Cuisiner en tout confort, à tout âge

Plusieurs solutions existent déjà pour optimiser la cuisine de façon à y travailler en tout confort, que l'on soit à un âge avancé ou non, ou en fauteuil roulant. Voici certains produits mis de l'avant par Véronique St-Cyr, de chez Richelieu, qui permettent d'avoir aisément accès au contenu des armoires et des tiroirs.

1. Les tablettes coulissantes du système Cavare sont peu profondes. Puisqu'elles sont extensibles, ustensiles, bols et casseroles se trouvent à portée de la main.

2. Plus besoin de monter sur un petit banc pour atteindre les tablettes du haut. Cet ingénieux système escamotable est doté d'un levier, qui permet de tirer aisément les armoires du haut, vers le bas.

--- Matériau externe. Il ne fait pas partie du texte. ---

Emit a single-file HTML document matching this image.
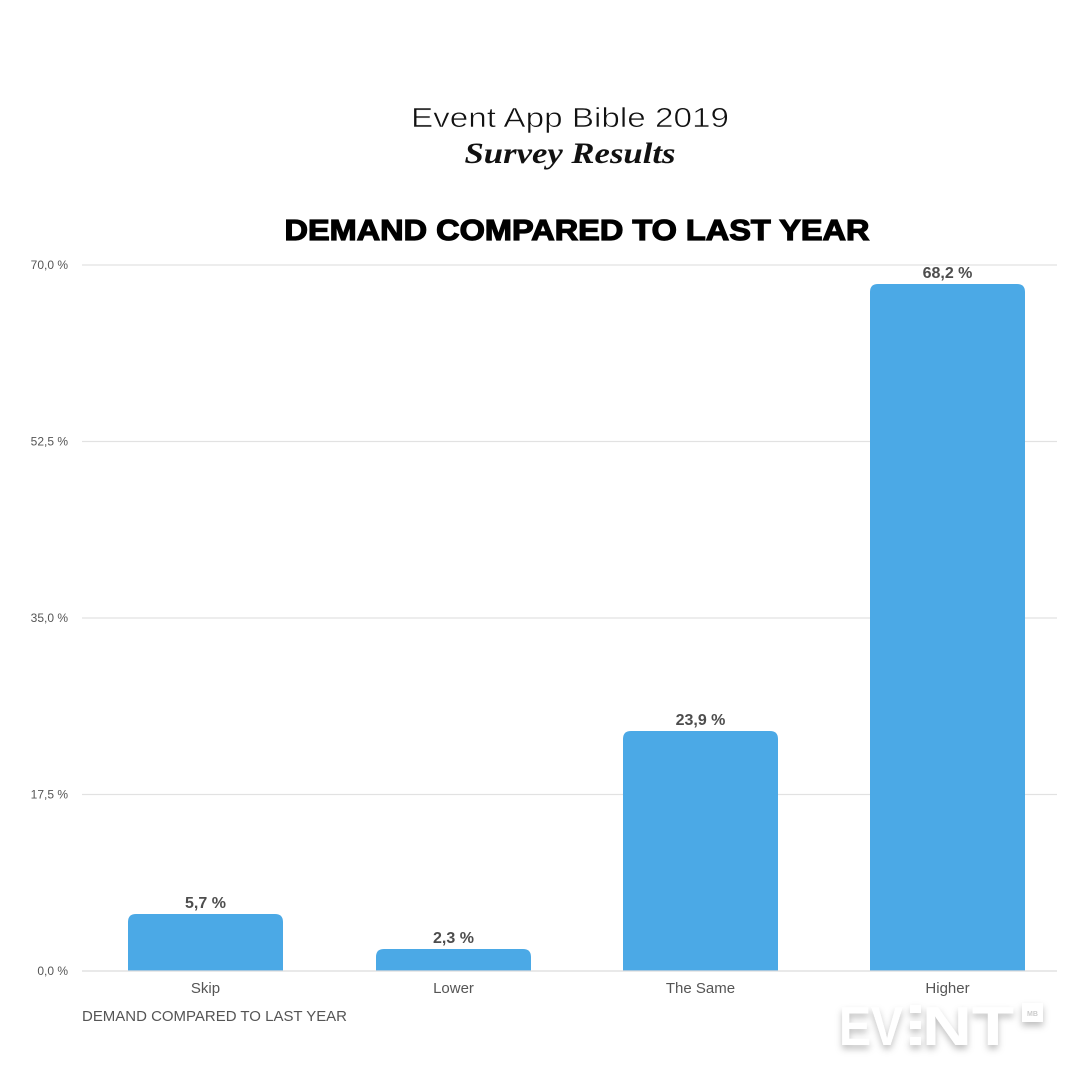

3. Il n'y a plus de recoin inaccessible avec le système de plateaux pivotants pour armoires de coin LeMans. Les tablettes sortent complètement du caisson pour se retrouver à l'air libre.

4. Un éclairage avec détecteur de mouvements intégré améliore le confort dans la cuisine. Un tel système peut être installé à l'intérieur des armoires et des tiroirs, ainsi qu'en dessous des armoires du haut.

5. Une table escamotable s'avère fort utile dans de petits espaces. Ce mécanisme coulissant peut aussi rendre un fier service à ceux qui préfèrent cuisiner sur une surface moins haute.

PHOTO FOURNIE PAR RICHELIEU

La cuisine peut être conçue de façon à pouvoir y travailler avec facilité pendant de nombreuses années. Plusieurs options permettent d'avoir aisément accès au contenu des armoires et des tiroirs, comme le démontre cette cuisine aménagée avec divers mécanismes et produits de l'entreprise Richelieu.